さらにAさんは多くの殺戮現場を目の当たりにしていく。妻の妹の嫁ぎ先でも惨状が広がっていた。
「妹は腹が大きかったんじゃが、婿と一緒に殺されとった。そしたら、(一緒に撃たれた)虫の息のおばあさんがワシの顔を見てニヤーッと笑ったんじゃ。その顔が今でも忘れられん」
こうして1時間半ほどの時間に、集落の半分に当たる11軒が襲われ30人もの人々が惨殺された。襲われて生き残ったのはわずか3人だ。生まれ育った集落内で、様々に交錯する狭い人間関係、戦争──そんななかで1人の男が狂い、凶行に走った。さらに睦雄の異様な風体と逆恨みや被害妄想としか思えない動機もまた、事件が未だ人々の間で語り継がれる所以だろう。
しかし、その動機はどうなのだろうか。Aさんは犯行動機のひとつと言われている自分の妻との性的関係、集落の“夜這い”について、こんな否定証言をしている。

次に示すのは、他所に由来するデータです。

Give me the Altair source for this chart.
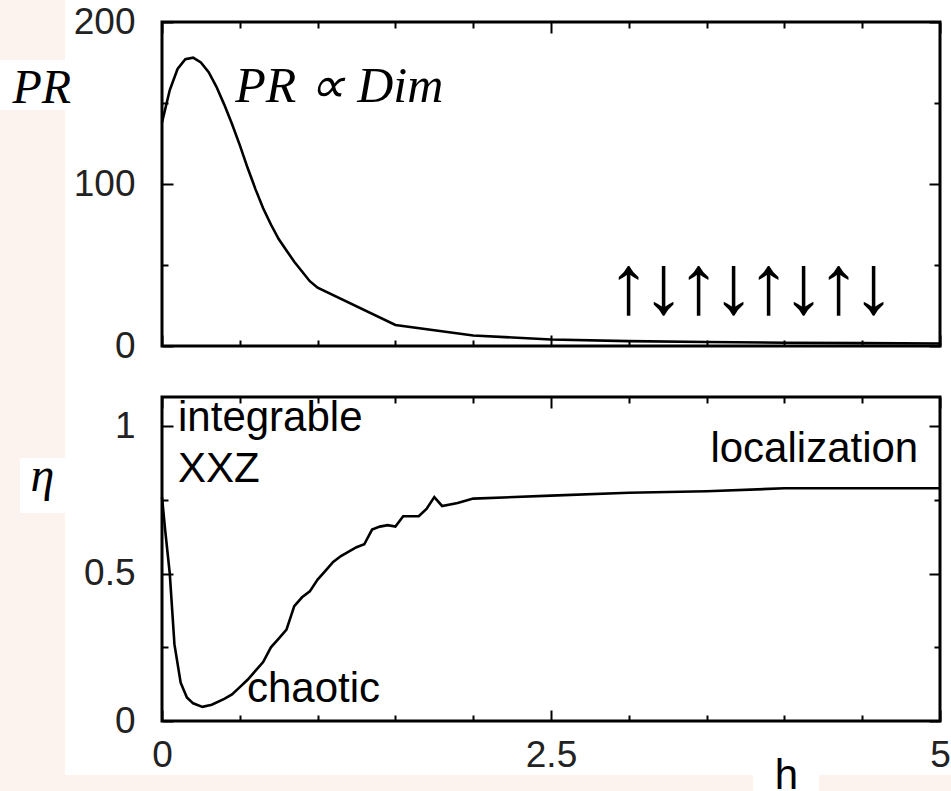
import altair as alt
import pandas as pd

# ---------------- data ----------------
h_pr = [0, 0.05, 0.1, 0.15, 0.2, 0.25, 0.3, 0.35, 0.4, 0.45, 0.5, 0.55, 0.6, 0.65,
        0.7, 0.75, 0.8, 0.85, 0.9, 0.95, 1.0, 1.5, 2.0, 2.5, 3.0, 3.5, 4.0, 4.5, 5.0]
pr = [138, 158, 171, 177, 178, 175, 169, 160, 149, 137, 124, 110, 97, 85,
      75, 66, 59, 52, 46, 40, 36, 13, 6.5, 4, 3, 2.5, 2, 1.8, 1.5]

h_eta = [0, 0.02, 0.05, 0.08, 0.12, 0.16, 0.2, 0.26, 0.32, 0.4, 0.45, 0.5, 0.55, 0.6,
         0.65, 0.7, 0.75, 0.8, 0.85, 0.9, 0.95, 1.0, 1.05, 1.1, 1.15, 1.2, 1.25, 1.3,
         1.35, 1.4, 1.45, 1.5, 1.55, 1.6, 1.65, 1.7, 1.75, 1.8, 1.9, 2.0, 2.5, 3.0,
         3.5, 4.0, 4.5, 5.0]
eta = [0.76, 0.65, 0.50, 0.26, 0.13, 0.08, 0.06, 0.048, 0.055, 0.075, 0.09, 0.115, 0.14, 0.17,
       0.20, 0.25, 0.28, 0.31, 0.39, 0.42, 0.44, 0.48, 0.51, 0.54, 0.56, 0.575, 0.59, 0.60,
       0.65, 0.66, 0.665, 0.66, 0.695, 0.695, 0.695, 0.72, 0.76, 0.73, 0.74, 0.755, 0.765, 0.775,
       0.78, 0.79, 0.79, 0.79]

x_major = [0.0, 2.5, 5.0]
x_minor = [0.5, 1.0, 1.5, 2.0, 3.0, 3.5, 4.0, 4.5]
pr_major = [0.0, 100.0, 200.0]
pr_minor = [50.0, 150.0]
eta_major = [0.0, 0.5, 1.0]
eta_minor = [0.25, 0.75]

arrow_h = [3.0, 3.225, 3.45, 3.675, 3.9, 4.125, 4.35, 4.575]
arrow_glyph = ["↑", "↓", "↑", "↓", "↑", "↓", "↑", "↓"]

# ---------------- helpers ----------------
W, H = 778, 324
PEACH = "#FDF3EE"
LABEL_FONT = "Liberation Sans"
SERIF = "Liberation Serif"
X0, X1 = 0, 5

xsc = alt.Scale(domain=[X0, X1], nice=False, zero=False)
ysc_pr = alt.Scale(domain=[0, 200], nice=False)
ysc_eta = alt.Scale(domain=[0, 1.1], nice=False)

one = pd.DataFrame({"a": [0]})

axis_common = dict(labelFont=LABEL_FONT, labelFontSize=37, labelColor="#222", tickSize=0,
                   domain=False, grid=False, zindex=1, labelFlush=False, labelOverlap=False,
                   labelExpr="datum.value + ''")

ax_y_top = alt.Axis(orient="left", values=pr_major, labelPadding=27, title="PR", titleAngle=0,
                    titleAlign="left", titleBaseline="alphabetic", titleX=-150, titleY=80,
                    titleFont=SERIF, titleFontStyle="italic", titleFontWeight="normal",
                    titleFontSize=48, titleColor="black", **axis_common)
ax_x_bot = alt.Axis(orient="bottom", values=x_major, labelPadding=16, title="h", titleX=624,
                    titleY=67, titleAlign="center", titleBaseline="alphabetic",
                    titleFont=LABEL_FONT, titleFontSize=42, titleFontWeight="normal",
                    titleColor="black", **axis_common)
ax_y_bot = alt.Axis(orient="left", values=eta_major, labelPadding=27, title="η", titleAngle=0,
                    titleAlign="left", titleBaseline="alphabetic", titleX=-132, titleY=93,
                    titleFont=SERIF, titleFontStyle="italic", titleFontWeight="normal",
                    titleFontSize=48, titleColor="black", **axis_common)


def box(x1, x2, y1, y2):
    return alt.Chart(one).mark_rect(color="white").encode(
        x=alt.value(x1), x2=alt.value(x2), y=alt.value(y1), y2=alt.value(y2))


def frame(ysc, yhi):
    return alt.Chart(one).mark_rect(fill="transparent", stroke="black", strokeWidth=3).encode(
        x=alt.XDatum(X0, scale=xsc, axis=None), x2=alt.datum(X1),
        y=alt.YDatum(0, scale=ysc, axis=None), y2=alt.datum(yhi))


def tick_axes(ysc, ymaj, ymin):
    """Inward ticks on all four sides: extra axes pushed onto the opposite edge."""
    common = dict(labels=False, domain=False, grid=False, title=None, tickColor="black",
                  tickWidth=2, zindex=1)
    layers = []
    for xv, yv, length in ((x_major, ymaj, 11), (x_minor, ymin, 6)):
        for xo, yo in (("top", "right"), ("bottom", "left")):
            layers.append(alt.Chart(one).mark_point(opacity=0).encode(
                x=alt.XDatum(X0, scale=xsc, axis=alt.Axis(
                    orient=xo, offset=-H, values=xv, tickSize=length, **common)),
                y=alt.YDatum(0, scale=ysc, axis=alt.Axis(
                    orient=yo, offset=-W, values=yv, tickSize=length, **common))))
    return layers


def txt(s, x, y, ysc, size, font=LABEL_FONT, style="normal", align="left"):
    return alt.Chart(one).mark_text(text=s, font=font, fontSize=size, fontStyle=style,
                                    align=align, baseline="alphabetic", color="black").encode(
        x=alt.XDatum(x, scale=xsc, axis=None), y=alt.YDatum(y, scale=ysc, axis=None))


# ---------------- top panel ----------------
pr_df = pd.DataFrame({"h": h_pr, "PR": pr})
pr_line = alt.Chart(pr_df).mark_line(color="black", strokeWidth=2.6).encode(
    x=alt.X("h:Q", scale=xsc, axis=None),
    y=alt.Y("PR:Q", scale=ysc_pr, axis=ax_y_top))

arrows_df = pd.DataFrame({"h": arrow_h, "g": arrow_glyph})
arrows = alt.Chart(arrows_df).mark_text(font=LABEL_FONT, fontSize=84, baseline="middle",
                                        align="center", color="black").encode(
    x=alt.X("h:Q", scale=xsc, axis=None),
    y=alt.YDatum(36, scale=ysc_pr, axis=None),
    text="g:N")

top = alt.layer(
    box(-97, 789, -22, 753),          # white page area
    box(-162, -97, 38, 88),           # white patch behind "PR"
    box(-142, -97, 436, 491),         # white patch behind eta
    box(591, 657, 753, 775),          # white patch behind "h"
    pr_line,
    *tick_axes(ysc_pr, pr_major, pr_minor),
    txt("PR ∝ Dim", 0.47, 150.6, ysc_pr, 50, font=SERIF, style="italic"),
    arrows,
    frame(ysc_pr, 200),
).resolve_axis(x="independent", y="independent").properties(width=W, height=H)

# ---------------- bottom panel ----------------
eta_df = pd.DataFrame({"h": h_eta, "eta": eta})
eta_line = alt.Chart(eta_df).mark_line(color="black", strokeWidth=2.6).encode(
    x=alt.X("h:Q", scale=xsc, axis=ax_x_bot),
    y=alt.Y("eta:Q", scale=ysc_eta, axis=ax_y_bot))

bottom = alt.layer(
    eta_line,
    *tick_axes(ysc_eta, eta_major, eta_minor),
    txt("integrable", 0.103, 0.983, ysc_eta, 42),
    txt("XXZ", 0.103, 0.813, ysc_eta, 42),
    txt("chaotic", 0.546, 0.065, ysc_eta, 42),
    txt("localization", 4.86, 0.878, ysc_eta, 42, align="right"),
    frame(ysc_eta, 1.1),
).resolve_axis(x="independent", y="independent").properties(width=W, height=H)

chart = alt.vconcat(top, bottom, spacing=51, bounds="flush").properties(
    padding=0
).configure(background=PEACH).configure_view(stroke=None)

chart.save("out.html", embed_options={"renderer": "svg", "actions": False})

「(小説には)睦やんがワシの女房を手込めにしとったことも書いてある。(妻が)嫁に行く前に相当遊んでいるように書いてあるが、女房が遊んだか遊んでないかは、ワシでなきゃわからん。それに村じゅうで関係していたように言われとるが、そんなことできるのか?」
しかし一方で、妻といっしょに里帰りした友人、Bさんについては、睦雄が恋焦がれていたことを認めている。
「(Bさんが)嫁に行く時に、陸やんが茅を積み上げて通せんぼしたそうじゃ。それくらい思いがあったんじゃ。後で聞いたら、『おまえを残しちゃいけんのや!』言うて、床の下に隠れた娘(Bさん)めがけてバンバン撃ち込んだらしい」
だが、Bさんは奇跡的に、銃弾が喉をかすめる軽症ですんだ。AAさんは事件から10日ほどたった頃、Bさんと顔を合わせたが、Bさんから「私が殺したんじゃ、こらえてください、こらえてください」と泣きつかれたという。
どうだろう。妄想にかられて連続殺害に及んだ「淡路島事件」とはかなりちがう、リアルな人間関係がもたらした犯行動機が浮かび上がってくる。しかし、一方では、Aさんが妻について話しているように、実際にこれらの女性と性的関係があったわけでなく、睦雄の一方的な妄想だったとの見方もある。だとしたら、類似性はあるのもしれない。
いずれにしても、淡路島で起こった5人惨殺事件と「津山事件」との大きな違いは容疑者が生存し逮捕されていることだ。本当に「平成の八つ墓村」なのか、今後の捜査の進展を見守りたい。